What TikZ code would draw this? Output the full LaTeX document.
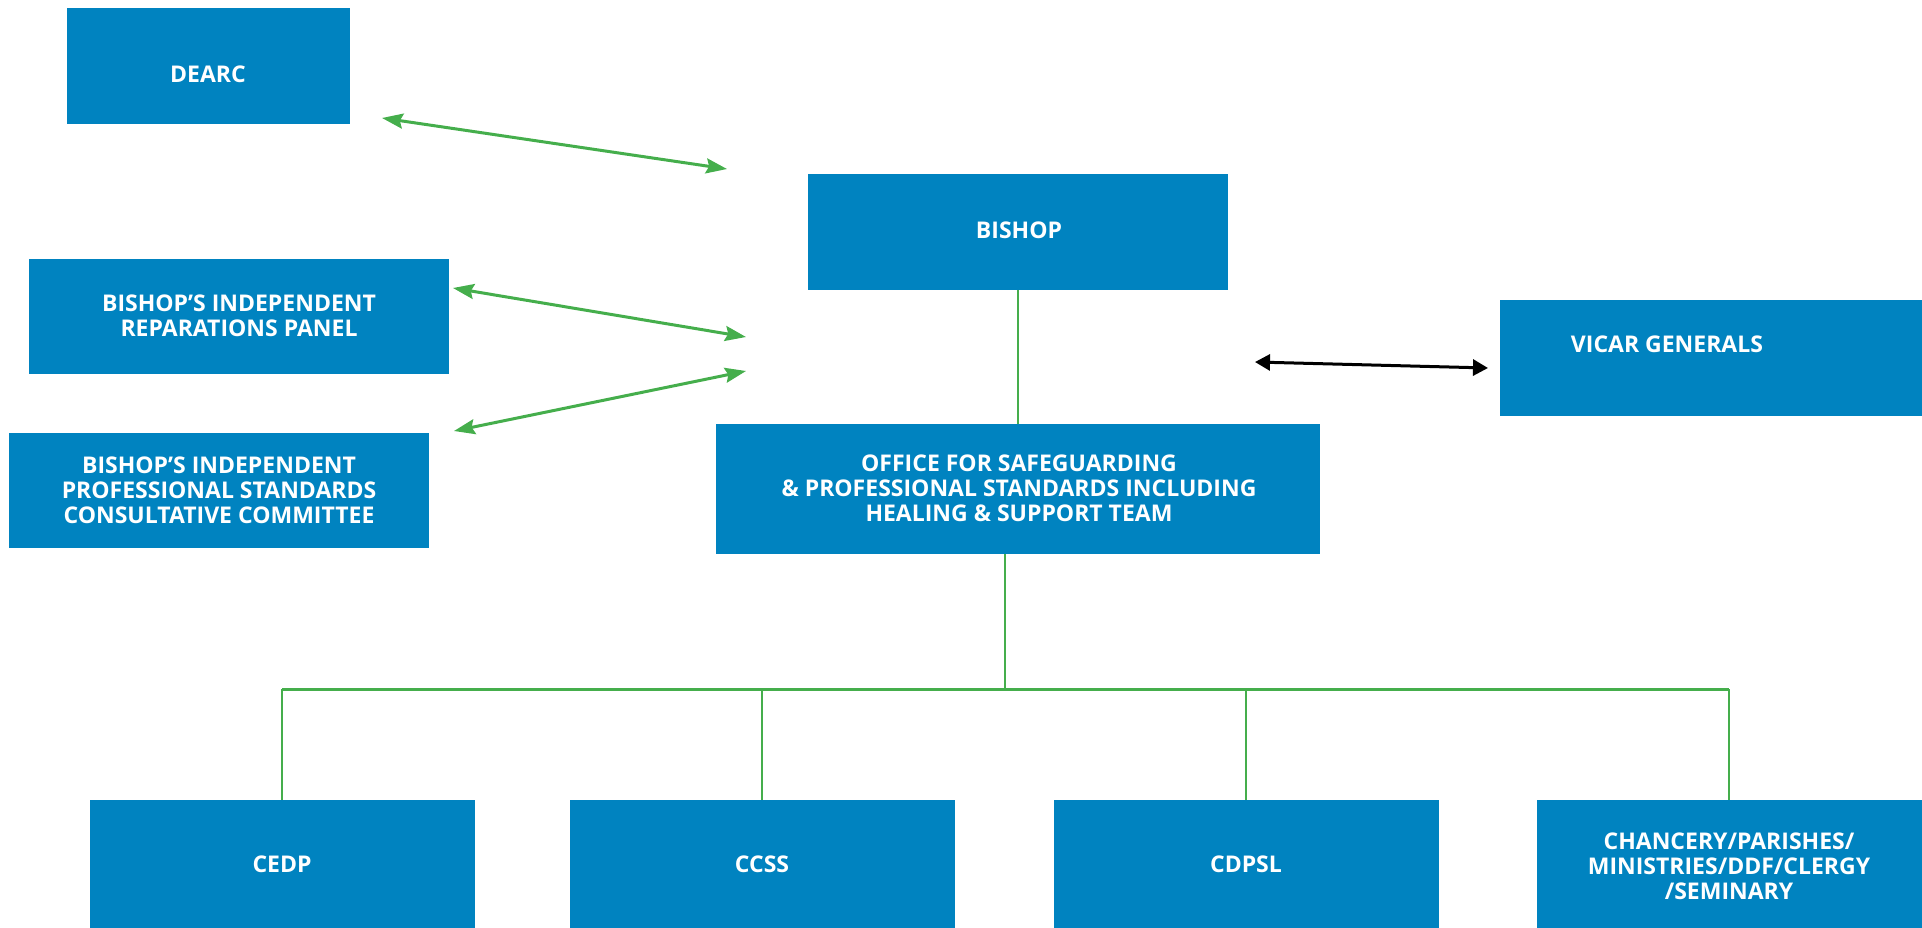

####

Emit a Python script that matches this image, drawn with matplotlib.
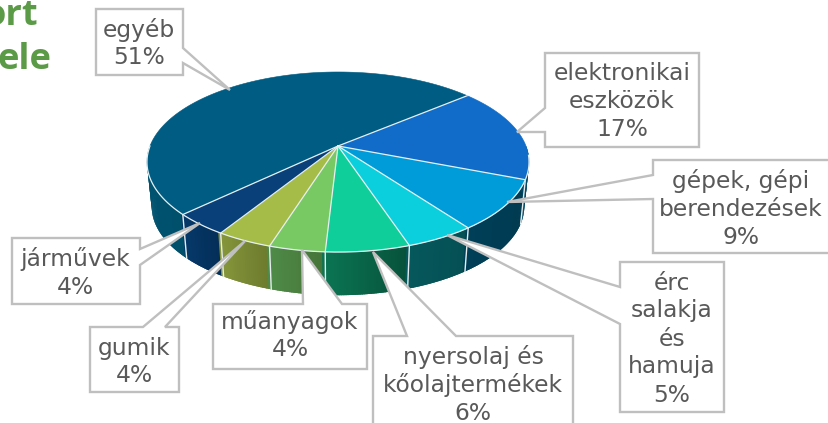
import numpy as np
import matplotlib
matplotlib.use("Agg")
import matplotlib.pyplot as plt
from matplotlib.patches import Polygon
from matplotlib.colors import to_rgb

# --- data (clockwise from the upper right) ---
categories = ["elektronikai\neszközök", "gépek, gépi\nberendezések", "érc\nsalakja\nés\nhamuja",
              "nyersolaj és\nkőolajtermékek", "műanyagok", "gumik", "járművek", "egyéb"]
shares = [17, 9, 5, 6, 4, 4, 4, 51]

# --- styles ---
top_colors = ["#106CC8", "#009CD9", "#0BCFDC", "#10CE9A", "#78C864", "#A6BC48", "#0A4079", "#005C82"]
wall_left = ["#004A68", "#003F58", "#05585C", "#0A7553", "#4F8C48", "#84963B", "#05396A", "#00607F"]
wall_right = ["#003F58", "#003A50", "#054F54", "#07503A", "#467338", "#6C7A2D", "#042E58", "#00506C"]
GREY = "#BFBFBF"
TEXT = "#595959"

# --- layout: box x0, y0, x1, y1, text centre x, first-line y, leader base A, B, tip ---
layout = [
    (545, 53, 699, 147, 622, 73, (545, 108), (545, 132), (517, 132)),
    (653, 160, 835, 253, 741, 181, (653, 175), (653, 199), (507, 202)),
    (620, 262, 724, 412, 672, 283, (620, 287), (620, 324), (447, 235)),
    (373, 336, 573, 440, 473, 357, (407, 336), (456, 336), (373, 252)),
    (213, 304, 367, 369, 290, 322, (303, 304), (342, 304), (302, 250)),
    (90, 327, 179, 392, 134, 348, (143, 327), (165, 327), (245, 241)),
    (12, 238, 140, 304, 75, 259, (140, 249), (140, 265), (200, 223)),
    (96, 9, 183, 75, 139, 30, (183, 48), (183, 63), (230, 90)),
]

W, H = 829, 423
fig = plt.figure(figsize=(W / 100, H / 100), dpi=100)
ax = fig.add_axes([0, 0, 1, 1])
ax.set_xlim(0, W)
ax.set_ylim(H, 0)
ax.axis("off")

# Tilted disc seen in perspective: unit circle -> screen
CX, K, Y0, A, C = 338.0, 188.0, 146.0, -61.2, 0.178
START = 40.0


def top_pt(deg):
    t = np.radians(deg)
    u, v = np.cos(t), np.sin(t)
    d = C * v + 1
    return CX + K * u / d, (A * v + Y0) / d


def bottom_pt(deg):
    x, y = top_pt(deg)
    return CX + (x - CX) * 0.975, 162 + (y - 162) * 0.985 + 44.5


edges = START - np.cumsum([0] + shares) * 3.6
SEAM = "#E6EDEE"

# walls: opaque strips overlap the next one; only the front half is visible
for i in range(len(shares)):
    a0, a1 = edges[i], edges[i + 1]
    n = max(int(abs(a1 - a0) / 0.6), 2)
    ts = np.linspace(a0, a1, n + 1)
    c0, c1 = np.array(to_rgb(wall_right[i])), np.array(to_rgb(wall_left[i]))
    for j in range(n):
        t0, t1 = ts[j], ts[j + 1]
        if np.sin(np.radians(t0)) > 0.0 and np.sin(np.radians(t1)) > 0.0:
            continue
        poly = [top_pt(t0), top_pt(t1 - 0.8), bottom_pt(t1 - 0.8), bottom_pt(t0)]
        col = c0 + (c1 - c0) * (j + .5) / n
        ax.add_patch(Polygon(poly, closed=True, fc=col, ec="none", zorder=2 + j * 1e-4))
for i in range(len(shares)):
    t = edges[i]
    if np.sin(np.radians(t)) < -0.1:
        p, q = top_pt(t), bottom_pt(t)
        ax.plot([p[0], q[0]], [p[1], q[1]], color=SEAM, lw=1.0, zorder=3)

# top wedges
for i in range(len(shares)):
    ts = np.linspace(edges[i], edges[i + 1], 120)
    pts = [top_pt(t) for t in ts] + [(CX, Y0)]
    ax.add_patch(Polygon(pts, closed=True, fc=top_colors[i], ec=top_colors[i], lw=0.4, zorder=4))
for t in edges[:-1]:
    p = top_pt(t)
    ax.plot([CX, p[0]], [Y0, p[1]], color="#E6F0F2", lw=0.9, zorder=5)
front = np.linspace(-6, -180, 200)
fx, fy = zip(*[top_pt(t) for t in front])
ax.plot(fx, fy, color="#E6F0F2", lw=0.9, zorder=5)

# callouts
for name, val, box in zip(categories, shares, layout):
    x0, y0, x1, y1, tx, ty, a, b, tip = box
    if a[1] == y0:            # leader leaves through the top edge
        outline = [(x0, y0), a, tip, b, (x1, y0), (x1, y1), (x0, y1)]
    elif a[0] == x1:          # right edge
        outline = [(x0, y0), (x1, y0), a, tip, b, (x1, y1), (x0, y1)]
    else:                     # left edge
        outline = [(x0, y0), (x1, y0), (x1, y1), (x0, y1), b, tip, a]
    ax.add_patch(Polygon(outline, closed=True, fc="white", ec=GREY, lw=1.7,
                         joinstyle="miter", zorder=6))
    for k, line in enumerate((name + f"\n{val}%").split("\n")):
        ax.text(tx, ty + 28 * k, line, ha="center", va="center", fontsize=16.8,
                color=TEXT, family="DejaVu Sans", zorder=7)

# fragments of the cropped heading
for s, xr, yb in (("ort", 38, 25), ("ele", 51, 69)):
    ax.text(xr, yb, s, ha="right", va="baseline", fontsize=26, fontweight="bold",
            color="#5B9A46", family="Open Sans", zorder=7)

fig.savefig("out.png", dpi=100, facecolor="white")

####

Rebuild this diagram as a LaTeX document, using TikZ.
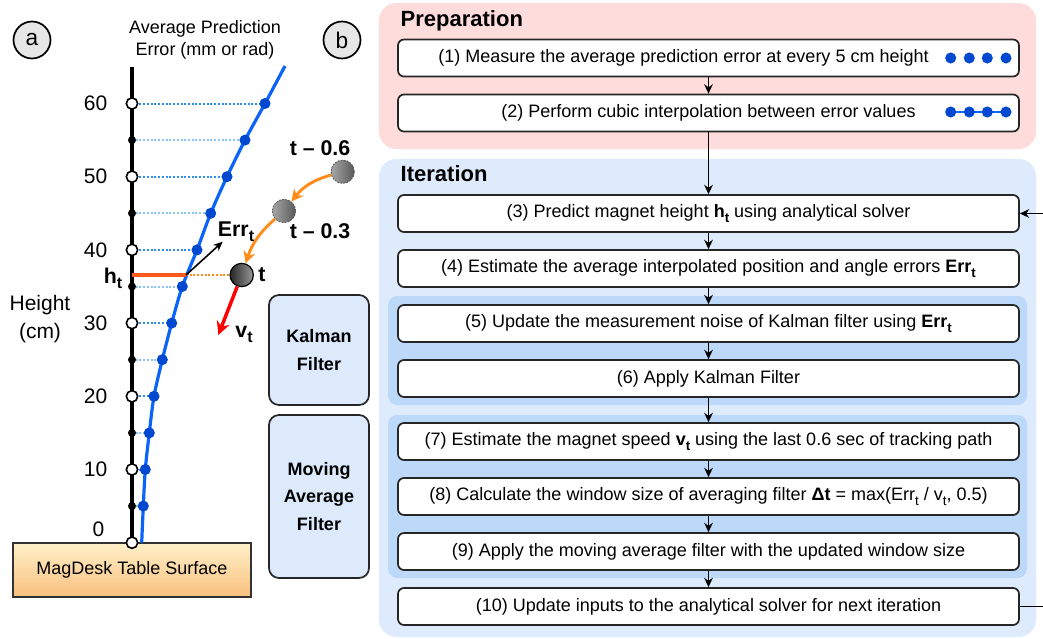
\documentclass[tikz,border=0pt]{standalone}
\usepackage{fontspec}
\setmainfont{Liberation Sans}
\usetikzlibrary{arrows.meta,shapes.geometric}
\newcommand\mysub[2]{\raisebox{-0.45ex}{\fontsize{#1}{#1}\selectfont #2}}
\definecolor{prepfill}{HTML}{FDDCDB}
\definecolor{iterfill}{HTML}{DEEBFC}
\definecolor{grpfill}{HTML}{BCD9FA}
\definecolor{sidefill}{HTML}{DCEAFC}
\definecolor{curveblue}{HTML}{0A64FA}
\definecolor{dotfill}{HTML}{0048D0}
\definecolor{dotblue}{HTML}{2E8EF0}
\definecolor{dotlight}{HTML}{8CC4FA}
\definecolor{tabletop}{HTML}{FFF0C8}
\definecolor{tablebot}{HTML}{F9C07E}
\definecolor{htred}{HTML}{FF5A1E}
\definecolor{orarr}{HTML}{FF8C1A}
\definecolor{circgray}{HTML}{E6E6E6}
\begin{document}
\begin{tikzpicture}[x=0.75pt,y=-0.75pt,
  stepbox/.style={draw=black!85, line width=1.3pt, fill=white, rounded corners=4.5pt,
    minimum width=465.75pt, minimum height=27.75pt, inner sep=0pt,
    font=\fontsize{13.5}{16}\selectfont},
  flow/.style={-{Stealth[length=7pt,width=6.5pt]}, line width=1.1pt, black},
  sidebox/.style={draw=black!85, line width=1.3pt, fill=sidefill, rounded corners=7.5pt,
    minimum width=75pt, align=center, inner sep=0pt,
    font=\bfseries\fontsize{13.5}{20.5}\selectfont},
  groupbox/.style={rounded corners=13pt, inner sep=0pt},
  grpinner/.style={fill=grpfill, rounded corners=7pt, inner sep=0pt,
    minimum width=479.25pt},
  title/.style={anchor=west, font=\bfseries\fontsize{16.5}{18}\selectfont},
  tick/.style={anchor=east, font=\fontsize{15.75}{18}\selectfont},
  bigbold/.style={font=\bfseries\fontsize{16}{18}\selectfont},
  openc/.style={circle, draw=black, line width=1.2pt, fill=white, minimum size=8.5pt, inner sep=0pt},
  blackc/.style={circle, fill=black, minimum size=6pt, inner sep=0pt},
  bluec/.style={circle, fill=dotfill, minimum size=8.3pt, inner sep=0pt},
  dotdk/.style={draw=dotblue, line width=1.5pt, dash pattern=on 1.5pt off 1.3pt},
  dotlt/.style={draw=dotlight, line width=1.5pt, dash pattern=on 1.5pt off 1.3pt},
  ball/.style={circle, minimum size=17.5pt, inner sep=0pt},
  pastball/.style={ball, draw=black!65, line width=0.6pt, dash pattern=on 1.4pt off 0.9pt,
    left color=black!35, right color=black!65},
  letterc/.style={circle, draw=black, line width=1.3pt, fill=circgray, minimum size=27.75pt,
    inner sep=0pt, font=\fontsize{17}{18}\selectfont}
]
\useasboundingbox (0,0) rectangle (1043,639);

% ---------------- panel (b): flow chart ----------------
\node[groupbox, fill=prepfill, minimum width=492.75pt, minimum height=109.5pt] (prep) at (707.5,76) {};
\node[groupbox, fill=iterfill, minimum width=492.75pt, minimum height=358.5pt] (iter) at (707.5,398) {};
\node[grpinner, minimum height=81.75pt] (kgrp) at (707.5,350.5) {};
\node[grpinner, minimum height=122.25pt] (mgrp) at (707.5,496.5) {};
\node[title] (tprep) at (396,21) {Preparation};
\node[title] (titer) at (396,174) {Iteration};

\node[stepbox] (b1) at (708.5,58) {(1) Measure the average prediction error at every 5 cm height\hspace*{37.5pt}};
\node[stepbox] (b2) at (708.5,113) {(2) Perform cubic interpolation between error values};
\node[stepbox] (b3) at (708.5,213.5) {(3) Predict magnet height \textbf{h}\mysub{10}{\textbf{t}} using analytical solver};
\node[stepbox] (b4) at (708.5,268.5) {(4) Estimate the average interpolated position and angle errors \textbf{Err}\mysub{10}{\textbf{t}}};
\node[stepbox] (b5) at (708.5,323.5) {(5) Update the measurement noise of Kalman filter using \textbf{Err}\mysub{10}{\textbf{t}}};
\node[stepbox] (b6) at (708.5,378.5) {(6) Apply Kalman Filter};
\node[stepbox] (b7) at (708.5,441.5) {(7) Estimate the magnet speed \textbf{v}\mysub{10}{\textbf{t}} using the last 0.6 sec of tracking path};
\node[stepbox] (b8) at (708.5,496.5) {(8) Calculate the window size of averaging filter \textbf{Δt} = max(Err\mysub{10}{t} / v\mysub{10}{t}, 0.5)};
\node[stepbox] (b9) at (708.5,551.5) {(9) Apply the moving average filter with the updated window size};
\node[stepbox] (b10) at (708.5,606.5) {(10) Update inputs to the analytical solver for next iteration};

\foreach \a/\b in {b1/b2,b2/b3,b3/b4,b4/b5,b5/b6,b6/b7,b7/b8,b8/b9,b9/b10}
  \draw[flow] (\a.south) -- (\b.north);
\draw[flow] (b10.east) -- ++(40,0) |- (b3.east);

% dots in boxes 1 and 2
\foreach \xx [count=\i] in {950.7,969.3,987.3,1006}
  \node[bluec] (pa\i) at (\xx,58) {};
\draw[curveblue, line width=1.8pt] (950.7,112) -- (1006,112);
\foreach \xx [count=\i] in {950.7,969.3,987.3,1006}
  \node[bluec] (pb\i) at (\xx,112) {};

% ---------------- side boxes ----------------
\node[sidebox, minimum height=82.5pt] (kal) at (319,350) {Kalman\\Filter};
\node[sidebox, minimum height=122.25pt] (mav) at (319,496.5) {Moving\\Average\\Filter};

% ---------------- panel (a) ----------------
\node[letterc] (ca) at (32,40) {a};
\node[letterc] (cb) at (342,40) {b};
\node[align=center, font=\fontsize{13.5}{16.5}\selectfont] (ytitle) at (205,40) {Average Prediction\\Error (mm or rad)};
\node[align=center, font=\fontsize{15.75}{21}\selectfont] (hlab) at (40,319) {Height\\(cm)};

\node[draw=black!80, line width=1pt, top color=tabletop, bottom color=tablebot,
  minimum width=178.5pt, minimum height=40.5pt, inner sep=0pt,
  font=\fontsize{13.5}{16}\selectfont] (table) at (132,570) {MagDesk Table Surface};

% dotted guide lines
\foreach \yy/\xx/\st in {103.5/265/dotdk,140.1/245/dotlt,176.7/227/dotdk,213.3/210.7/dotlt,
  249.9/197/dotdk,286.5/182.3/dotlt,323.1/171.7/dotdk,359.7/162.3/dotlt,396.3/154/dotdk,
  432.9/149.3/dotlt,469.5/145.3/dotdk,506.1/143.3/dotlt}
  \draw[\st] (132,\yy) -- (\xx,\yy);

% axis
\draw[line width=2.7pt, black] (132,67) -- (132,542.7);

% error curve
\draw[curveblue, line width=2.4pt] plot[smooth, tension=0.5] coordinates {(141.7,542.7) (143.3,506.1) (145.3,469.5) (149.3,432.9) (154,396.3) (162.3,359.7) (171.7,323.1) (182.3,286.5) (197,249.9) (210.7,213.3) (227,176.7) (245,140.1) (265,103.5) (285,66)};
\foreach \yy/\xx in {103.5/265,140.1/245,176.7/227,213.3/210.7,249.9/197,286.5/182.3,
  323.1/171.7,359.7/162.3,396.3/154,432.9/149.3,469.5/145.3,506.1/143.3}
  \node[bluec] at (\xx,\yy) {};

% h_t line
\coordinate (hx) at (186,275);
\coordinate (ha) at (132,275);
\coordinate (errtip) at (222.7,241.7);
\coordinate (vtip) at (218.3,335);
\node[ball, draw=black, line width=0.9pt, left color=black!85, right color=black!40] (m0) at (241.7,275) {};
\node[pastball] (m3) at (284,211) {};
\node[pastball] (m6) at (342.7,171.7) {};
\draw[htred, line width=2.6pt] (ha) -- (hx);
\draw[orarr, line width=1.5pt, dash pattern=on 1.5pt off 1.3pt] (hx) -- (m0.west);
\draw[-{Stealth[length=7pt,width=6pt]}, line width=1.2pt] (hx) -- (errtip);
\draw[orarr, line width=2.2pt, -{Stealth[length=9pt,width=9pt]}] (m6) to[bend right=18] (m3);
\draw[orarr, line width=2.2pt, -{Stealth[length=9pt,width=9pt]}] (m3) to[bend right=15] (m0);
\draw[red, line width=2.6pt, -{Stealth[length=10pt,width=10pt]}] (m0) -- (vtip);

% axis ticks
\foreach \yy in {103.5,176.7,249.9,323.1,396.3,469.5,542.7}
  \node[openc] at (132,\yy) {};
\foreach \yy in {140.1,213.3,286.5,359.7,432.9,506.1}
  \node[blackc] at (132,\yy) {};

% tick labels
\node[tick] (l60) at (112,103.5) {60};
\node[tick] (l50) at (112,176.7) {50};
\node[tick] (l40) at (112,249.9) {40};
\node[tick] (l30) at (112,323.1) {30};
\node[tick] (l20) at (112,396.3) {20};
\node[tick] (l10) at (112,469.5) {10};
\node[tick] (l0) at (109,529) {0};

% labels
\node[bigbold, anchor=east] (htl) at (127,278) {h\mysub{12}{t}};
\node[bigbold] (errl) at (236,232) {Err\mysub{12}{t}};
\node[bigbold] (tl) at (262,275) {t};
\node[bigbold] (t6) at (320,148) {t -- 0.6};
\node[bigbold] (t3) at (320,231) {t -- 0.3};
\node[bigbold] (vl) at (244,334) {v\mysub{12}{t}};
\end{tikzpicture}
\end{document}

####

# SHORT TASK
Lines containing the word "using" must all be returned from the material above.

# SOLUTION TO THIS TASK
Rebuild this diagram as a LaTeX document, using TikZ.
\node[stepbox] (b3) at (708.5,213.5) {(3) Predict magnet height \textbf{h}\mysub{10}{\textbf{t}} using analytical solver};
\node[stepbox] (b5) at (708.5,323.5) {(5) Update the measurement noise of Kalman filter using \textbf{Err}\mysub{10}{\textbf{t}}};
\node[stepbox] (b7) at (708.5,441.5) {(7) Estimate the magnet speed \textbf{v}\mysub{10}{\textbf{t}} using the last 0.6 sec of tracking path};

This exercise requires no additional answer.